**What is asked**
Give every line again exactly as it appears, please, but not the pictures.
+-------+
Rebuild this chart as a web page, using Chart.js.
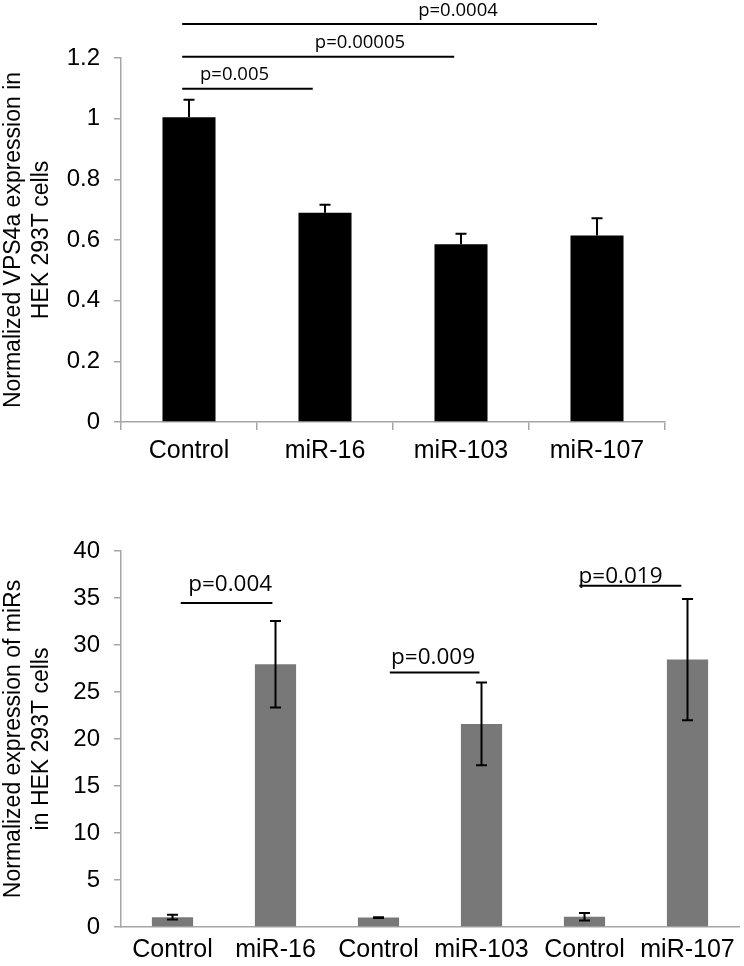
<!DOCTYPE html>
<html>
<head>
<meta charset="utf-8">
<script src="https://cdn.jsdelivr.net/npm/chart.js@4.4.1/dist/chart.umd.min.js"></script>
<style>
  body { margin: 0; background: #fff; }
  .box { position: absolute; left: 0; width: 744px; }
  #boxTop { top: 0; height: 480px; }
  #boxBottom { top: 480px; height: 486px; }
</style>
</head>
<body>
<div class="box" id="boxTop"><canvas id="topChart"></canvas></div>
<div class="box" id="boxBottom"><canvas id="bottomChart"></canvas></div>
<script>
// top panel - VPS4a expression
const topLabels = ['Control', 'miR-16', 'miR-103', 'miR-107'];
const topValues = [1.005, 0.69, 0.586, 0.615];
const topErrors = [0.057, 0.026, 0.035, 0.057];
// significance bars (x in category units, y in axis units)
const topSigText = ['p=0.005', 'p=0.00005', 'p=0.0004'];
const topSigFrom = [-0.05, -0.05, -0.05];
const topSigTo = [0.91, 1.95, 3.0];
const topSigLevel = [1.099, 1.204, 1.312];
const topSigTextAt = [0.335, 1.257, 1.978];
const topSigTextLevel = [1.128, 1.232, 1.339];

// bottom panel - miR expression
const bottomLabels = ['Control', 'miR-16', 'Control', 'miR-103', 'Control', 'miR-107'];
const bottomValues = [1.05, 27.95, 1.0, 21.6, 1.1, 28.45];
const bottomErrors = [0.25, 4.6, 0.05, 4.4, 0.4, 6.45];
const bottomSigText = ['p=0.004', 'p=0.009', 'p=0.019'];
const bottomSigFrom = [0.08, 2.11, 3.95];
const bottomSigTo = [0.97, 2.98, 4.94];
const bottomSigLevel = [34.46, 27.07, 36.3];
const bottomSigTextAt = [0.56, 2.53, 4.35];
const bottomSigTextLevel = [35.73, 27.95, 36.58];

const sans = "'Liberation Sans', Arial, sans-serif";
const axisGrey = '#a6a6a6';

// error bars + p-value brackets, drawn through the chart's scales
function extrasPlugin(errors, bothSides, sig) {
  return {
    id: 'extras',
    afterDraw(chart) {
      const ctx = chart.ctx;
      const xs = chart.scales.x, ys = chart.scales.y;
      const bars = chart.getDatasetMeta(0).data;
      const vals = chart.data.datasets[0].data;
      ctx.save();
      ctx.strokeStyle = '#000';
      ctx.lineWidth = 2;
      bars.forEach((bar, i) => {
        const top = ys.getPixelForValue(vals[i] + errors[i]);
        const bot = ys.getPixelForValue(bothSides ? vals[i] - errors[i] : vals[i]);
        ctx.beginPath();
        ctx.moveTo(bar.x, top); ctx.lineTo(bar.x, bot);
        ctx.moveTo(bar.x - 5.5, top); ctx.lineTo(bar.x + 5.5, top);
        if (bothSides) { ctx.moveTo(bar.x - 5.5, bot); ctx.lineTo(bar.x + 5.5, bot); }
        ctx.stroke();
      });
      ctx.font = sig.font;
      ctx.fillStyle = '#000';
      ctx.textAlign = 'center';
      ctx.textBaseline = 'alphabetic';
      sig.text.forEach((t, i) => {
        const yy = ys.getPixelForValue(sig.level[i]);
        ctx.beginPath();
        ctx.moveTo(xs.getPixelForValue(sig.from[i]), yy);
        ctx.lineTo(xs.getPixelForValue(sig.to[i]), yy);
        ctx.stroke();
        ctx.fillText(t, xs.getPixelForValue(sig.textAt[i]), ys.getPixelForValue(sig.textLevel[i]));
      });
      ctx.restore();
    }
  };
}

function yAxis(max, step, title) {
  return {
    min: 0, max: max,
    afterFit: s => { s.width = 121; },
    ticks: {
      stepSize: step,
      padding: 14,
      color: '#000',
      font: { family: sans, size: 24 },
      callback: v => String(Number(v.toFixed(2)))
    },
    grid: { drawOnChartArea: false, drawTicks: true, tickLength: 7, color: axisGrey, lineWidth: 1.5 },
    border: { color: axisGrey, width: 1.5 },
    title: {
      display: true,
      text: title,
      color: '#000',
      padding: 0,
      font: { family: sans, size: 23, lineHeight: 1.2 }
    }
  };
}

function xTicks(pad) {
  return { color: '#000', padding: pad, maxRotation: 0, autoSkip: false, font: { family: sans, size: 25 } };
}

new Chart('topChart', {
  type: 'bar',
  data: {
    labels: topLabels,
    datasets: [{ data: topValues, backgroundColor: '#000', barPercentage: 0.39, categoryPercentage: 1 }]
  },
  options: {
    responsive: true,
    maintainAspectRatio: false,
    animation: false,
    layout: { padding: { left: 0, top: 58, right: 79, bottom: 0 } },
    plugins: { legend: { display: false }, tooltip: { enabled: false } },
    scales: {
      x: {
        afterFit: s => { s.height = 58; },
        ticks: xTicks(6),
        grid: { drawOnChartArea: false, drawTicks: true, tickLength: 8, color: axisGrey, lineWidth: 1.5 },
        border: { color: axisGrey, width: 1.5 }
      },
      y: yAxis(1.2, 0.2, ['Normalized VPS4a expression in', 'HEK 293T cells'])
    }
  },
  plugins: [extrasPlugin(topErrors, false, {
    text: topSigText, from: topSigFrom, to: topSigTo, level: topSigLevel,
    textAt: topSigTextAt, textLevel: topSigTextLevel,
    font: "18.5px 'Open Sans', sans-serif"
  })]
});

new Chart('bottomChart', {
  type: 'bar',
  data: {
    labels: bottomLabels,
    datasets: [{ data: bottomValues, backgroundColor: '#787878', barPercentage: 0.4, categoryPercentage: 1 }]
  },
  options: {
    responsive: true,
    maintainAspectRatio: false,
    animation: false,
    layout: { padding: { left: 0, top: 71, right: 5, bottom: 0 } },
    plugins: { legend: { display: false }, tooltip: { enabled: false } },
    scales: {
      x: {
        afterFit: s => { s.height = 39; },
        ticks: xTicks(8),
        grid: { drawOnChartArea: false, drawTicks: false },
        border: { color: axisGrey, width: 1.5 }
      },
      y: yAxis(40, 5, ['Normalized expression of miRs', 'in HEK 293T cells'])
    }
  },
  plugins: [extrasPlugin(bottomErrors, true, {
    text: bottomSigText, from: bottomSigFrom, to: bottomSigTo, level: bottomSigLevel,
    textAt: bottomSigTextAt, textLevel: bottomSigTextLevel,
    font: "22.5px 'Open Sans', sans-serif"
  })]
});
</script>
</body>
</html>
+-------+
**Completed task**
Rebuild this chart as a web page, using Chart.js.
<!DOCTYPE html>
<html>
<head>
<meta charset="utf-8">
<script src="https://cdn.jsdelivr.net/npm/chart.js@4.4.1/dist/chart.umd.min.js"></script>
<style>
  body { margin: 0; background: #fff; }
  .box { position: absolute; left: 0; width: 744px; }
  #boxTop { top: 0; height: 480px; }
  #boxBottom { top: 480px; height: 486px; }
</style>
</head>
<body>
<div class="box" id="boxTop"><canvas id="topChart"></canvas></div>
<div class="box" id="boxBottom"><canvas id="bottomChart"></canvas></div>
<script>
// top panel - VPS4a expression
const topLabels = ['Control', 'miR-16', 'miR-103', 'miR-107'];
const topValues = [1.005, 0.69, 0.586, 0.615];
const topErrors = [0.057, 0.026, 0.035, 0.057];
// significance bars (x in category units, y in axis units)
const topSigText = ['p=0.005', 'p=0.00005', 'p=0.0004'];
const topSigFrom = [-0.05, -0.05, -0.05];
const topSigTo = [0.91, 1.95, 3.0];
const topSigLevel = [1.099, 1.204, 1.312];
const topSigTextAt = [0.335, 1.257, 1.978];
const topSigTextLevel = [1.128, 1.232, 1.339];

// bottom panel - miR expression
const bottomLabels = ['Control', 'miR-16', 'Control', 'miR-103', 'Control', 'miR-107'];
const bottomValues = [1.05, 27.95, 1.0, 21.6, 1.1, 28.45];
const bottomErrors = [0.25, 4.6, 0.05, 4.4, 0.4, 6.45];
const bottomSigText = ['p=0.004', 'p=0.009', 'p=0.019'];
const bottomSigFrom = [0.08, 2.11, 3.95];
const bottomSigTo = [0.97, 2.98, 4.94];
const bottomSigLevel = [34.46, 27.07, 36.3];
const bottomSigTextAt = [0.56, 2.53, 4.35];
const bottomSigTextLevel = [35.73, 27.95, 36.58];

const sans = "'Liberation Sans', Arial, sans-serif";
const axisGrey = '#a6a6a6';

// error bars + p-value brackets, drawn through the chart's scales
function extrasPlugin(errors, bothSides, sig) {
  return {
    id: 'extras',
    afterDraw(chart) {
      const ctx = chart.ctx;
      const xs = chart.scales.x, ys = chart.scales.y;
      const bars = chart.getDatasetMeta(0).data;
      const vals = chart.data.datasets[0].data;
      ctx.save();
      ctx.strokeStyle = '#000';
      ctx.lineWidth = 2;
      bars.forEach((bar, i) => {
        const top = ys.getPixelForValue(vals[i] + errors[i]);
        const bot = ys.getPixelForValue(bothSides ? vals[i] - errors[i] : vals[i]);
        ctx.beginPath();
        ctx.moveTo(bar.x, top); ctx.lineTo(bar.x, bot);
        ctx.moveTo(bar.x - 5.5, top); ctx.lineTo(bar.x + 5.5, top);
        if (bothSides) { ctx.moveTo(bar.x - 5.5, bot); ctx.lineTo(bar.x + 5.5, bot); }
        ctx.stroke();
      });
      ctx.font = sig.font;
      ctx.fillStyle = '#000';
      ctx.textAlign = 'center';
      ctx.textBaseline = 'alphabetic';
      sig.text.forEach((t, i) => {
        const yy = ys.getPixelForValue(sig.level[i]);
        ctx.beginPath();
        ctx.moveTo(xs.getPixelForValue(sig.from[i]), yy);
        ctx.lineTo(xs.getPixelForValue(sig.to[i]), yy);
        ctx.stroke();
        ctx.fillText(t, xs.getPixelForValue(sig.textAt[i]), ys.getPixelForValue(sig.textLevel[i]));
      });
      ctx.restore();
    }
  };
}

function yAxis(max, step, title) {
  return {
    min: 0, max: max,
    afterFit: s => { s.width = 121; },
    ticks: {
      stepSize: step,
      padding: 14,
      color: '#000',
      font: { family: sans, size: 24 },
      callback: v => String(Number(v.toFixed(2)))
    },
    grid: { drawOnChartArea: false, drawTicks: true, tickLength: 7, color: axisGrey, lineWidth: 1.5 },
    border: { color: axisGrey, width: 1.5 },
    title: {
      display: true,
      text: title,
      color: '#000',
      padding: 0,
      font: { family: sans, size: 23, lineHeight: 1.2 }
    }
  };
}

function xTicks(pad) {
  return { color: '#000', padding: pad, maxRotation: 0, autoSkip: false, font: { family: sans, size: 25 } };
}

new Chart('topChart', {
  type: 'bar',
  data: {
    labels: topLabels,
    datasets: [{ data: topValues, backgroundColor: '#000', barPercentage: 0.39, categoryPercentage: 1 }]
  },
  options: {
    responsive: true,
    maintainAspectRatio: false,
    animation: false,
    layout: { padding: { left: 0, top: 58, right: 79, bottom: 0 } },
    plugins: { legend: { display: false }, tooltip: { enabled: false } },
    scales: {
      x: {
        afterFit: s => { s.height = 58; },
        ticks: xTicks(6),
        grid: { drawOnChartArea: false, drawTicks: true, tickLength: 8, color: axisGrey, lineWidth: 1.5 },
        border: { color: axisGrey, width: 1.5 }
      },
      y: yAxis(1.2, 0.2, ['Normalized VPS4a expression in', 'HEK 293T cells'])
    }
  },
  plugins: [extrasPlugin(topErrors, false, {
    text: topSigText, from: topSigFrom, to: topSigTo, level: topSigLevel,
    textAt: topSigTextAt, textLevel: topSigTextLevel,
    font: "18.5px 'Open Sans', sans-serif"
  })]
});

new Chart('bottomChart', {
  type: 'bar',
  data: {
    labels: bottomLabels,
    datasets: [{ data: bottomValues, backgroundColor: '#787878', barPercentage: 0.4, categoryPercentage: 1 }]
  },
  options: {
    responsive: true,
    maintainAspectRatio: false,
    animation: false,
    layout: { padding: { left: 0, top: 71, right: 5, bottom: 0 } },
    plugins: { legend: { display: false }, tooltip: { enabled: false } },
    scales: {
      x: {
        afterFit: s => { s.height = 39; },
        ticks: xTicks(8),
        grid: { drawOnChartArea: false, drawTicks: false },
        border: { color: axisGrey, width: 1.5 }
      },
      y: yAxis(40, 5, ['Normalized expression of miRs', 'in HEK 293T cells'])
    }
  },
  plugins: [extrasPlugin(bottomErrors, true, {
    text: bottomSigText, from: bottomSigFrom, to: bottomSigTo, level: bottomSigLevel,
    textAt: bottomSigTextAt, textLevel: bottomSigTextLevel,
    font: "22.5px 'Open Sans', sans-serif"
  })]
});
</script>
</body>
</html>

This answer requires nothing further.